The mural covers the side of a residential building and depicts a young boy with gently sloping symmetrical lines across his face. He’s not looking directly at the viewer, but rather looking blankly into space, but seems deeply impacted. There are, what appear to be, melting stripes of paint off of his right side, like there’s a part of him not fully formed and yet is already falling apart. There’s a single tear about to fall, but he’s stoic, like a child of war. Notably, replacing the boy’s iris is a “play” button symbol.

Gerarda invites us to question the effects of children viewing their world through the symbol of the ‘play’ button and a mobile phone from such a young age.

The color of the stripes stands out, they are varying shades of skin tones, they feel like a mask and a prison.
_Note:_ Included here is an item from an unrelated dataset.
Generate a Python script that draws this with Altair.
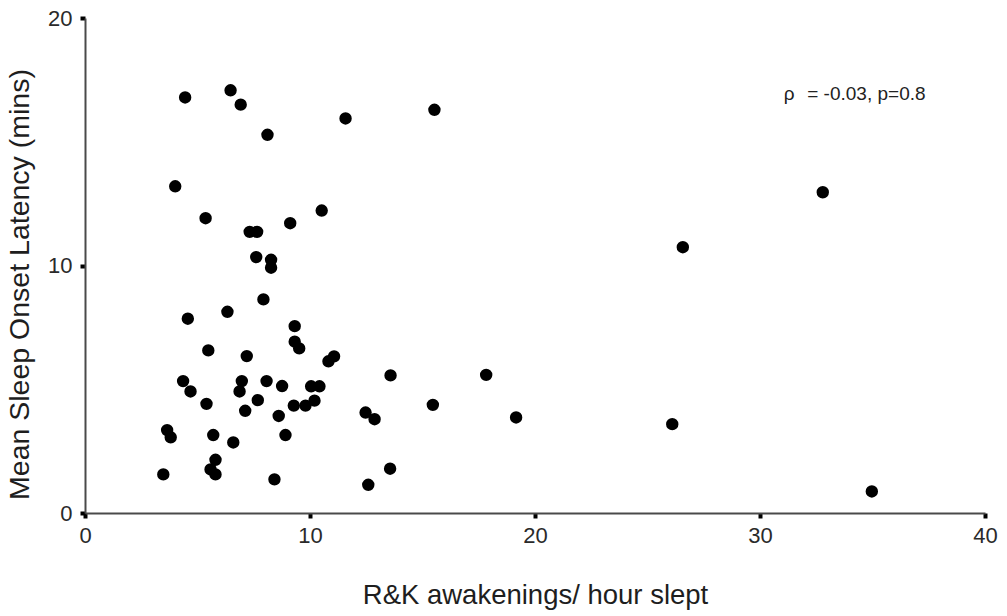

And through this, we can’t decide what he is, his race is undeterminable and it seems to highlight the ridiculousness of skin color categorization.


Gerada (b. 1966) was born in Cuba, raised in the United States, and now resides in Barcelona. He has created a number of large works in urban spaces, some so large they can be seen from space. His focus is on using walls and streets as his canvas and ordinary people as models in his work. He was a founding member of the Culture Jamming movement in New York City and has subsequently launched the Identity Series (ephemeral charcoal drawings) and the Terrestrial Series (ephemeral earthworks that can be seen from space). His important large-scale works include “Out of Many, One” created near the White House in Washington, D.C. commissioned by the Smithsonian National Portrait Gallery and to create mural designs for the Spanish Pavilion at the Dubai World’s fair.